- _Provided material_
--------
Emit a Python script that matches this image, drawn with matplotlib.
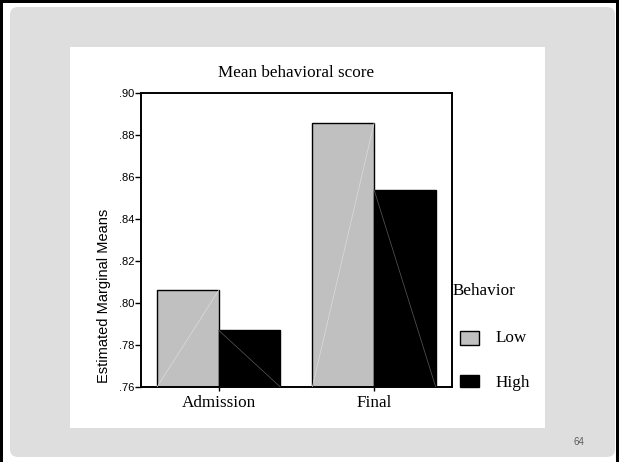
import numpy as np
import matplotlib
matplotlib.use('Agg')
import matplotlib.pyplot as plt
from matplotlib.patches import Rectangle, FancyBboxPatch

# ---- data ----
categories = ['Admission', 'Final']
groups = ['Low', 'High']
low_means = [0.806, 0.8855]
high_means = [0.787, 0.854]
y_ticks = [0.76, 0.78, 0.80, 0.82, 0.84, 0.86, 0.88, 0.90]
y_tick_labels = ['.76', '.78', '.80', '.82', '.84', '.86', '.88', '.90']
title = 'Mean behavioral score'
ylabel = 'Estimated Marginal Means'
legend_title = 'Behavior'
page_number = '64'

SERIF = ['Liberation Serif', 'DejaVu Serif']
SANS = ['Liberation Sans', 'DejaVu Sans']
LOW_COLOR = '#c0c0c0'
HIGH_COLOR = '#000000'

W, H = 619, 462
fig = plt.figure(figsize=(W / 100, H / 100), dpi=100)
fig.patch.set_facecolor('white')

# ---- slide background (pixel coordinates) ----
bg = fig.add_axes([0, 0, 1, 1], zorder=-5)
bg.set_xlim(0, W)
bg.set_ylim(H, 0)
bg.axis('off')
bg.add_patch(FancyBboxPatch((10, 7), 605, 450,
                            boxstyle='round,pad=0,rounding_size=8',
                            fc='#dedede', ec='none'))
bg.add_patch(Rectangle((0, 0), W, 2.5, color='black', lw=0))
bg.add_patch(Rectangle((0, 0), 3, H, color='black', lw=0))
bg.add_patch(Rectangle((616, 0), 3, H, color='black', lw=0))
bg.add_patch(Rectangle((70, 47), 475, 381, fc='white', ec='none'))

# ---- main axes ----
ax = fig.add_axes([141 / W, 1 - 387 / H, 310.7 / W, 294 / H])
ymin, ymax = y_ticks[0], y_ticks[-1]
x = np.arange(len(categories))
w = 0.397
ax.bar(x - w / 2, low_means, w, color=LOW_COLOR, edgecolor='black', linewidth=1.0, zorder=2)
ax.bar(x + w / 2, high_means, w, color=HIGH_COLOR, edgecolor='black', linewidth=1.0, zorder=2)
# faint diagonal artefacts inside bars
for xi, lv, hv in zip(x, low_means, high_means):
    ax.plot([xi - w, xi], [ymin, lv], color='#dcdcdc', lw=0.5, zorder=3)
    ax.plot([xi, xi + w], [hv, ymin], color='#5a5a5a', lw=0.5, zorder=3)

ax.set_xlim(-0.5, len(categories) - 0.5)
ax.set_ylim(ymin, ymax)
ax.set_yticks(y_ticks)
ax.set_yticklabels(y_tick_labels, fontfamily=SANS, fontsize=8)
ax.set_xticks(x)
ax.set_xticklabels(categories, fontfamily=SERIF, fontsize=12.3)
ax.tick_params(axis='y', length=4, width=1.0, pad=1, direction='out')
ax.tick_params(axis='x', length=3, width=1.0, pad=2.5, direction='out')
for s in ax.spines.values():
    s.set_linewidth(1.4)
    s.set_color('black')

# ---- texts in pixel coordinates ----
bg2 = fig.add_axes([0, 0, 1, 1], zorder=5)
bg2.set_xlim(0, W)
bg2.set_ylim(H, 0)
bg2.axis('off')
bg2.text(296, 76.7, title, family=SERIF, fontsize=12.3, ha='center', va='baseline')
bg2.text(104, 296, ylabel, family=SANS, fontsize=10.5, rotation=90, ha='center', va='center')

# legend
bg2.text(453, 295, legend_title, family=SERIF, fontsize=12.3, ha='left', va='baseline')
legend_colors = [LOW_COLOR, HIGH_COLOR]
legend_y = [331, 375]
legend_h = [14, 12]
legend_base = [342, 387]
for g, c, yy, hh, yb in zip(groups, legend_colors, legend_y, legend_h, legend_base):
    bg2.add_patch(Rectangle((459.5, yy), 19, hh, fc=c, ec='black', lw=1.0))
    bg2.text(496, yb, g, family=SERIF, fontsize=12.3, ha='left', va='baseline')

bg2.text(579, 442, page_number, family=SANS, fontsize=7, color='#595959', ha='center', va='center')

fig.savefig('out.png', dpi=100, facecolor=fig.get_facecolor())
--------
- _Aim of the task_
Set down again, exactly, the lines of the material above from its first line to the one with "from matplotlib.patches import", inclusive. Leave the pictures out.

- _Task result_
Emit a Python script that matches this image, drawn with matplotlib.
import numpy as np
import matplotlib
matplotlib.use('Agg')
import matplotlib.pyplot as plt
from matplotlib.patches import Rectangle, FancyBboxPatch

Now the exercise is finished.